After Napoleon’s defeat in the spring of 1814, the British were free to concentrate on their war in America. With a strategic focus on coastal regions and American trade and transportation, the British army attacked and burned Washington in August 1814. Although unable to take Baltimore the following month, the British nonetheless moved ahead with a plan to attack New Orleans.
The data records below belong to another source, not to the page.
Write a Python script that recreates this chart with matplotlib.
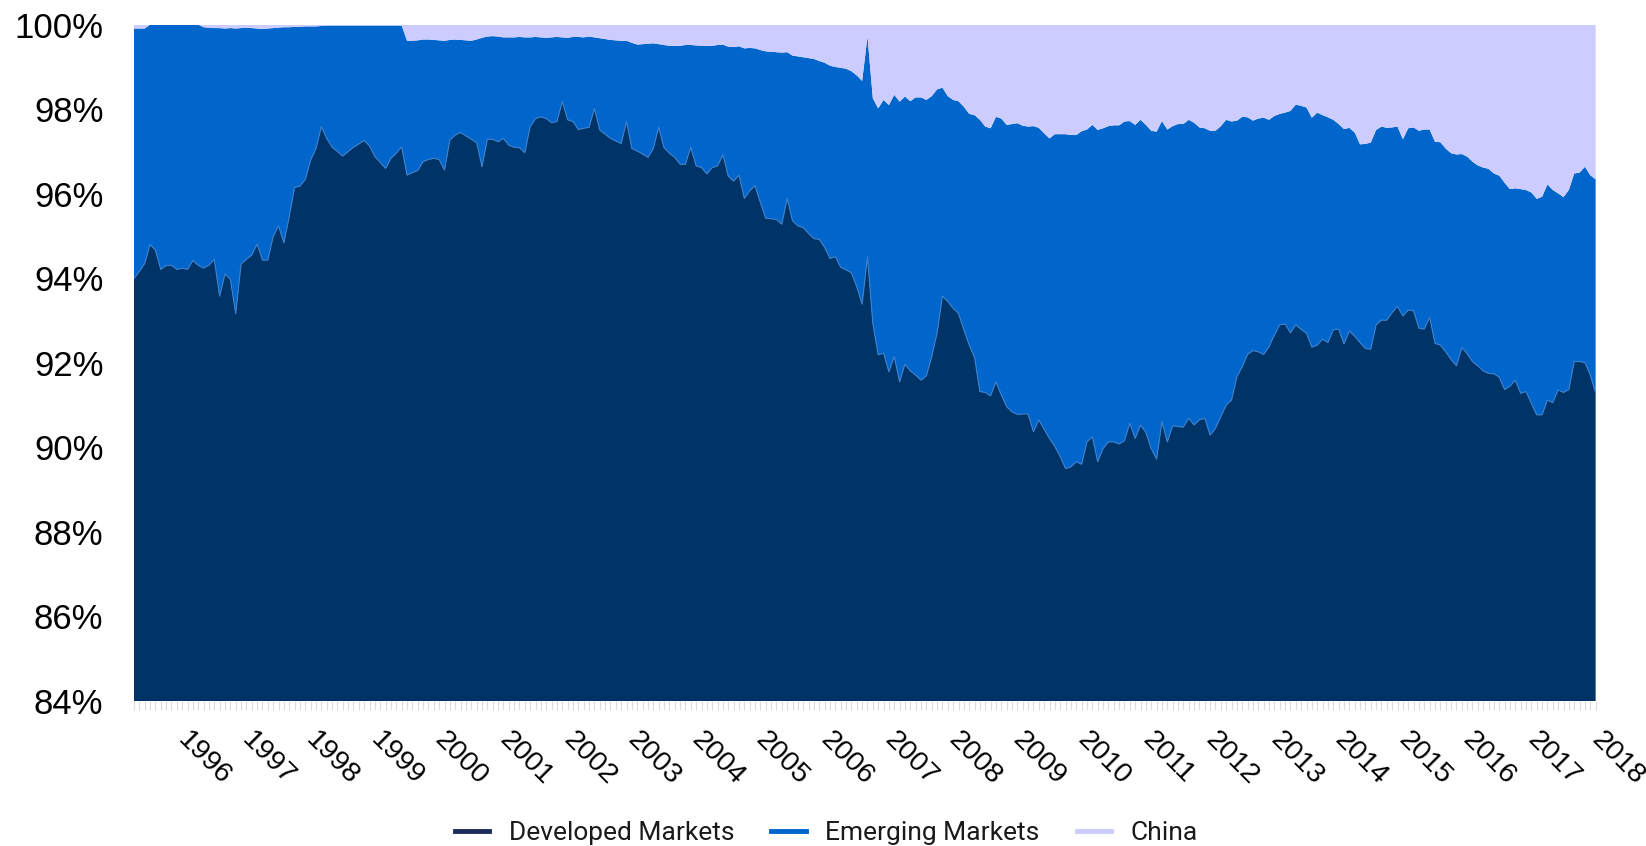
import matplotlib
matplotlib.use('Agg')
import matplotlib.pyplot as plt
import numpy as np
from matplotlib.lines import Line2D
from matplotlib.transforms import ScaledTranslation

plt.rcParams['font.family'] = ['Liberation Sans', 'DejaVu Sans']

# monthly shares (%), Jan 1995 .. Oct 2017, one row per year
developed = [
    94.00, 94.16, 94.35, 94.80, 94.67, 94.21, 94.30, 94.31, 94.21, 94.24, 94.21, 94.42,
    94.31, 94.24, 94.31, 94.45, 93.58, 94.10, 93.98, 93.16, 94.34, 94.45, 94.55, 94.81,
    94.43, 94.43, 94.99, 95.24, 94.84, 95.46, 96.15, 96.18, 96.34, 96.80, 97.07, 97.59,
    97.31, 97.10, 97.00, 96.89, 97.00, 97.10, 97.18, 97.26, 97.13, 96.88, 96.74, 96.60,
    96.84, 96.96, 97.11, 96.44, 96.50, 96.55, 96.76, 96.81, 96.84, 96.81, 96.56, 97.27,
    97.39, 97.45, 97.37, 97.29, 97.21, 96.64, 97.29, 97.29, 97.23, 97.31, 97.15, 97.10,
    97.09, 96.97, 97.59, 97.78, 97.82, 97.78, 97.68, 97.71, 98.18, 97.75, 97.71, 97.52,
    97.55, 97.57, 98.02, 97.51, 97.41, 97.31, 97.25, 97.19, 97.71, 97.07, 97.01, 96.94,
    96.86, 97.07, 97.57, 97.09, 96.96, 96.86, 96.70, 96.70, 97.10, 96.66, 96.62, 96.47,
    96.62, 96.66, 96.92, 96.42, 96.30, 96.44, 95.89, 96.07, 96.19, 95.79, 95.42, 95.41,
    95.39, 95.28, 95.89, 95.36, 95.24, 95.20, 95.06, 94.94, 94.92, 94.73, 94.47, 94.51,
    94.26, 94.20, 94.13, 93.80, 93.39, 94.51, 92.93, 92.19, 92.23, 91.79, 92.15, 91.55,
    91.97, 91.81, 91.71, 91.59, 91.69, 92.15, 92.70, 93.58, 93.45, 93.29, 93.17, 92.78,
    92.42, 92.13, 91.32, 91.30, 91.22, 91.55, 91.24, 90.96, 90.84, 90.78, 90.79, 90.79,
    90.37, 90.65, 90.43, 90.21, 90.02, 89.78, 89.50, 89.54, 89.66, 89.60, 90.13, 90.25,
    89.66, 89.97, 90.13, 90.13, 90.08, 90.16, 90.57, 90.21, 90.53, 90.35, 89.97, 89.72,
    90.61, 90.13, 90.51, 90.49, 90.48, 90.69, 90.53, 90.65, 90.69, 90.29, 90.45, 90.73,
    91.00, 91.12, 91.67, 91.91, 92.20, 92.29, 92.26, 92.20, 92.38, 92.66, 92.90, 92.92,
    92.71, 92.90, 92.79, 92.70, 92.37, 92.42, 92.56, 92.48, 92.78, 92.80, 92.45, 92.75,
    92.63, 92.48, 92.34, 92.32, 92.90, 93.01, 93.01, 93.19, 93.34, 93.11, 93.25, 93.23,
    92.82, 92.80, 93.08, 92.46, 92.42, 92.26, 92.08, 91.93, 92.36, 92.22, 92.03, 91.93,
    91.81, 91.75, 91.74, 91.66, 91.37, 91.45, 91.59, 91.28, 91.32, 91.04, 90.77, 90.77,
    91.12, 91.06, 91.36, 91.30, 91.37, 92.03, 92.03, 92.01, 91.71, 91.29,
]

china = [
    0.09, 0.09, 0.09, 0.00, 0.00, 0.00, 0.00, 0.00, 0.00, 0.00, 0.00, 0.00,
    0.00, 0.06, 0.07, 0.08, 0.08, 0.09, 0.08, 0.09, 0.08, 0.07, 0.08, 0.09,
    0.10, 0.09, 0.08, 0.07, 0.06, 0.06, 0.05, 0.05, 0.04, 0.04, 0.04, 0.03,
    0.02, 0.02, 0.02, 0.02, 0.02, 0.02, 0.02, 0.02, 0.02, 0.02, 0.02, 0.02,
    0.02, 0.02, 0.02, 0.38, 0.38, 0.37, 0.35, 0.35, 0.36, 0.37, 0.38, 0.36,
    0.35, 0.36, 0.37, 0.38, 0.35, 0.31, 0.28, 0.27, 0.28, 0.30, 0.30, 0.30,
    0.29, 0.30, 0.30, 0.29, 0.30, 0.31, 0.30, 0.29, 0.30, 0.31, 0.29, 0.29,
    0.30, 0.28, 0.30, 0.32, 0.34, 0.36, 0.37, 0.38, 0.38, 0.43, 0.47, 0.46,
    0.45, 0.44, 0.46, 0.48, 0.50, 0.50, 0.50, 0.48, 0.48, 0.49, 0.50, 0.50,
    0.50, 0.48, 0.47, 0.52, 0.53, 0.51, 0.56, 0.55, 0.56, 0.60, 0.63, 0.64,
    0.65, 0.66, 0.65, 0.73, 0.75, 0.77, 0.79, 0.81, 0.86, 0.90, 0.97, 1.00,
    1.02, 1.04, 1.10, 1.20, 1.33, 0.28, 1.74, 1.98, 1.78, 1.90, 1.66, 1.82,
    1.70, 1.81, 1.72, 1.72, 1.78, 1.69, 1.53, 1.49, 1.69, 1.78, 1.81, 1.94,
    2.11, 2.14, 2.25, 2.41, 2.45, 2.18, 2.22, 2.37, 2.35, 2.33, 2.39, 2.41,
    2.40, 2.44, 2.57, 2.69, 2.59, 2.59, 2.59, 2.61, 2.61, 2.52, 2.48, 2.37,
    2.49, 2.45, 2.40, 2.38, 2.38, 2.29, 2.28, 2.37, 2.25, 2.37, 2.51, 2.53,
    2.28, 2.48, 2.40, 2.35, 2.35, 2.25, 2.32, 2.43, 2.45, 2.51, 2.51, 2.40,
    2.25, 2.29, 2.27, 2.18, 2.19, 2.27, 2.22, 2.20, 2.25, 2.16, 2.11, 2.08,
    2.04, 1.89, 1.92, 1.96, 2.20, 2.08, 2.14, 2.19, 2.25, 2.35, 2.47, 2.44,
    2.55, 2.83, 2.82, 2.79, 2.49, 2.41, 2.44, 2.43, 2.41, 2.71, 2.45, 2.43,
    2.51, 2.48, 2.48, 2.77, 2.78, 2.93, 3.04, 3.07, 3.06, 3.12, 3.24, 3.33,
    3.38, 3.41, 3.52, 3.57, 3.74, 3.89, 3.87, 3.89, 3.91, 3.97, 4.12, 4.07,
    3.78, 3.91, 3.99, 4.08, 3.91, 3.52, 3.50, 3.36, 3.56, 3.66,
]

series_names = ['Developed Markets', 'Emerging Markets', 'China']
year_labels = [str(y) for y in range(1996, 2019)]
first_year = 1995

developed = np.array(developed)
china = np.array(china)
emerging = 100 - developed - china   # remainder of the total

colors = ['#003366', '#0066cc', '#ccccff']
legend_colors = ['#1c2c5b', '#0066cc', '#ccccff']

x = np.arange(len(developed))

fig = plt.figure(figsize=(16.46, 8.46), dpi=100)
ax = fig.add_axes([0.0814, 0.1714, 0.8880, 0.7994])

ax.stackplot(x, developed, emerging, china, colors=colors, linewidth=0)
ax.plot(x, developed, color='#3f7fca', lw=0.8)

ax.set_xlim(0, len(x) - 1)
ax.set_ylim(84, 100)
yt = np.arange(84, 101, 2)
ax.set_yticks(yt)
ax.set_yticklabels([f'{v}%' for v in yt])
ax.tick_params(axis='y', length=0, pad=22, labelsize=25)

ax.set_xticks([])
ax.set_xticks(x, minor=True)
ax.tick_params(axis='x', which='minor', length=6.5, width=0.8, color='#dcdcdc')

for s in ax.spines.values():
    s.set_visible(False)

# year labels, one per January
off = ScaledTranslation(6 / 100, -26 / 100, fig.dpi_scale_trans)
for lab in year_labels:
    idx = 12 * (int(lab) - first_year)
    ax.text(idx, 84, lab, transform=ax.transData + off, rotation=-45,
            ha='center', va='top', fontsize=20.5, clip_on=False)

handles = [Line2D([0], [0], color=c, lw=3.5) for c in legend_colors]
leg = fig.legend(handles, series_names, loc='center', bbox_to_anchor=(0.502, 0.015),
                 ncol=3, frameon=False, handlelength=1.3, handletextpad=0.75,
                 columnspacing=1.4, prop={'family': 'Roboto', 'size': 19})
for t in leg.get_texts():
    t.set_color('#1a1a1a')

fig.savefig('out.png', dpi=100)
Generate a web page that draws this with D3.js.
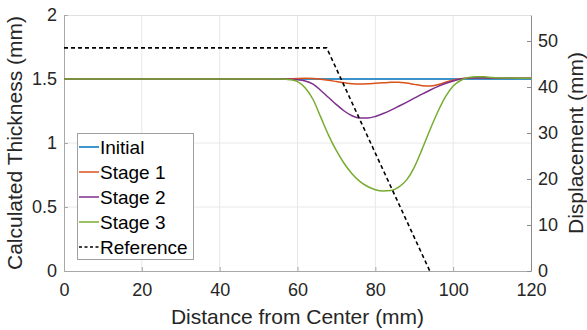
<!DOCTYPE html>
<html>
<head>
<meta charset="utf-8">
<script src="https://cdn.jsdelivr.net/npm/d3@7"></script>
<style>
  html, body { margin: 0; padding: 0; background: #fff; }
  svg { display: block; font-family: "Liberation Sans", Arial, Helvetica, sans-serif; }
</style>
</head>
<body>
<svg id="chart" width="587" height="330"></svg>
<script>
// Distance from center (mm) sampled for the thickness profiles
const distance = [0, 50, 56, 58, 60, 62, 64, 66, 68, 70, 72, 74, 76, 78, 80, 82, 84, 86, 88, 90,
                  92, 94, 96, 98, 100, 102, 104, 106, 108, 110, 115, 120];

// Calculated thickness (mm) per forming stage
const initial = distance.map(() => 1.5);
const stage1 = [1.5, 1.5, 1.5, 1.502, 1.504, 1.505, 1.503, 1.498, 1.49, 1.48, 1.47, 1.462, 1.46, 1.462,
                1.466, 1.47, 1.474, 1.475, 1.468, 1.458, 1.448, 1.445, 1.455, 1.475, 1.49, 1.502,
                1.508, 1.51, 1.509, 1.507, 1.505, 1.505];
const stage2 = [1.5, 1.5, 1.5, 1.498, 1.495, 1.485, 1.46, 1.41, 1.355, 1.30, 1.25, 1.213, 1.195, 1.195,
                1.207, 1.23, 1.257, 1.287, 1.318, 1.35, 1.382, 1.412, 1.44, 1.465, 1.485, 1.50,
                1.508, 1.51, 1.509, 1.507, 1.505, 1.505];
const stage3 = [1.5, 1.5, 1.5, 1.495, 1.48, 1.43, 1.34, 1.2, 1.06, 0.94, 0.84, 0.76, 0.70, 0.66,
                0.635, 0.625, 0.628, 0.655, 0.71, 0.81, 0.95, 1.10, 1.24, 1.36, 1.445, 1.49,
                1.512, 1.518, 1.517, 1.512, 1.507, 1.505];

// Reference displacement path (mm), right axis
const refDistance = [0, 67.5, 94];
const refDisplacement = [48.5, 48.5, 0];

// Axis ticks
const xTicks = [0, 20, 40, 60, 80, 100, 120];
const yLeftTicks = [0, 0.5, 1, 1.5, 2];
const yRightTicks = [0, 10, 20, 30, 40, 50];

const series = [
  { name: "Initial", values: initial, color: "#0072BD" },
  { name: "Stage 1", values: stage1, color: "#D95319" },
  { name: "Stage 2", values: stage2, color: "#7E2F8E" },
  { name: "Stage 3", values: stage3, color: "#77AC30" }
];

const margin = { left: 64, right: 56, top: 15, bottom: 59 };
const W = 587, H = 330;
const iw = W - margin.left - margin.right;
const ih = H - margin.top - margin.bottom;

const svg = d3.select("#chart");
const g = svg.append("g").attr("transform", `translate(${margin.left},${margin.top})`);

const x = d3.scaleLinear().domain([0, 120]).range([0, iw]);
const yL = d3.scaleLinear().domain([0, 2]).range([ih, 0]);
const yR = d3.scaleLinear().domain([0, 55.65]).range([ih, 0]);

const textColor = "#262626";

// Grid
g.append("g").selectAll("line").data(xTicks.slice(1, -1)).join("line")
  .attr("x1", d => x(d)).attr("x2", d => x(d)).attr("y1", 0).attr("y2", ih)
  .attr("stroke", "#e8e8e8").attr("stroke-width", 1);
g.append("g").selectAll("line").data(yLeftTicks.slice(1, -1)).join("line")
  .attr("y1", d => yL(d)).attr("y2", d => yL(d)).attr("x1", 0).attr("x2", iw)
  .attr("stroke", "#e8e8e8").attr("stroke-width", 1);

// Top border of the box
g.append("line").attr("x1", 0).attr("x2", iw).attr("y1", 0.5).attr("y2", 0.5)
  .attr("stroke", "#e0e0e0");

// Axes
function styleAxis(sel, color) {
  sel.select(".domain").attr("stroke", color);
  sel.selectAll(".tick line").attr("stroke", color);
  sel.selectAll(".tick text").attr("fill", textColor).attr("font-size", 18);
}
const xAxis = g.append("g").attr("transform", `translate(0,${ih})`)
  .call(d3.axisBottom(x).tickValues(xTicks).tickSizeInner(-4).tickSizeOuter(0).tickPadding(12));
styleAxis(xAxis, "#a8a8a8");

const yAxisL = g.append("g")
  .call(d3.axisLeft(yL).tickValues(yLeftTicks).tickFormat(d3.format("")).tickSizeInner(-4).tickSizeOuter(0).tickPadding(7));
styleAxis(yAxisL, "#a8a8a8");

const yAxisR = g.append("g").attr("transform", `translate(${iw},0)`)
  .call(d3.axisRight(yR).tickValues(yRightTicks).tickSizeInner(-4).tickSizeOuter(0).tickPadding(7));
styleAxis(yAxisR, "#8a8a8a");

// Axis titles
svg.append("text").attr("x", margin.left + iw / 2).attr("y", 324)
  .attr("text-anchor", "middle").attr("fill", textColor).attr("font-size", 21)
  .text("Distance from Center (mm)");
svg.append("text").attr("transform", `translate(22,${margin.top + ih / 2}) rotate(-90)`)
  .attr("text-anchor", "middle").attr("fill", textColor).attr("font-size", 21)
  .text("Calculated Thickness (mm)");
svg.append("text").attr("transform", `translate(583,${margin.top + ih / 2}) rotate(-90)`)
  .attr("text-anchor", "middle").attr("fill", textColor).attr("font-size", 21)
  .text("Displacement (mm)");

// Clip for data lines
svg.append("defs").append("clipPath").attr("id", "plotClip")
  .append("rect").attr("x", 0).attr("y", 0).attr("width", iw).attr("height", ih);
const plot = g.append("g").attr("clip-path", "url(#plotClip)");

const lineL = d3.line().x((d, i) => x(distance[i])).y(d => yL(d)).curve(d3.curveMonotoneX);
series.forEach(s => {
  plot.append("path").datum(s.values)
    .attr("d", lineL).attr("fill", "none")
    .attr("stroke", s.color).attr("stroke-width", 1.5);
});

const lineR = d3.line().x((d, i) => x(refDistance[i])).y(d => yR(d));
plot.append("path").datum(refDisplacement)
  .attr("d", lineR).attr("fill", "none")
  .attr("stroke", "#000").attr("stroke-width", 1.6).attr("stroke-dasharray", "4,3");

// Legend
const lg = svg.append("g").attr("transform", "translate(77,133)");
lg.append("rect").attr("x", 0.5).attr("y", 0.5).attr("width", 116).attr("height", 126)
  .attr("fill", "#fff").attr("stroke", "#a0a0a0").attr("stroke-width", 1);
const legendItems = series.map(s => ({ name: s.name, color: s.color, dash: null }))
  .concat([{ name: "Reference", color: "#000", dash: "3,2.5" }]);
legendItems.forEach((d, i) => {
  const yy = 14 + i * 25;
  lg.append("line").attr("x1", 2).attr("x2", 22).attr("y1", yy).attr("y2", yy)
    .attr("stroke", d.color).attr("stroke-width", 1.5)
    .attr("stroke-dasharray", d.dash);
  lg.append("text").attr("x", 23).attr("y", yy).attr("dy", "0.35em")
    .attr("fill", "#000").attr("font-size", 19).text(d.name);
});
</script>
</body>
</html>
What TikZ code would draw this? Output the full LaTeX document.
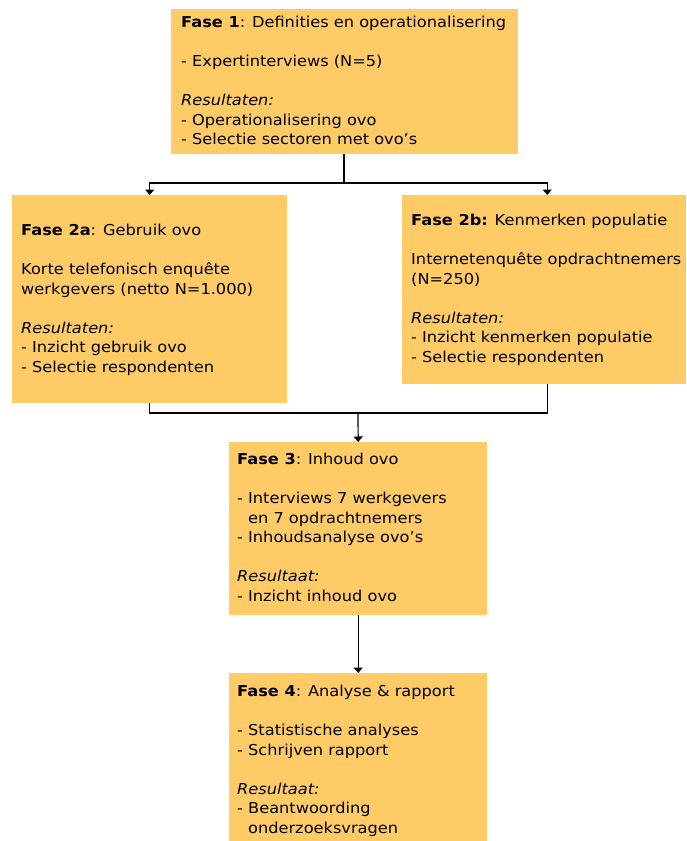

Apprised of a possible invasion on the Gulf Coast, the commander of the U.S. Seventh Military District, Andrew Jackson, left Mobile, Alabama, for New Orleans on November 22. Recently promoted to Major General in the Regular Army for his successful campaign against the Creek Indians, Jackson reached the city on December 1 and began the task of assembling an army, which eventually consisted of Tennessee and Kentucky frontiersmen, Louisiana militia, New Orleans businessmen, Free Men of Color, Choctaw Indians, smugglers, privateers, sailors, marines, and United States troops.
On January 8, 1815, Maj. Gen. Andrew Jackson's hastily assembled army won the day against a battle-hardened and numerically superior British force. The resounding American victory at the Battle of New Orleans soon became a symbol of American democracy triumphing over the old European ideas of aristocracy and entitlement. The battle was the last major armed engagement between the United States and Great Britain.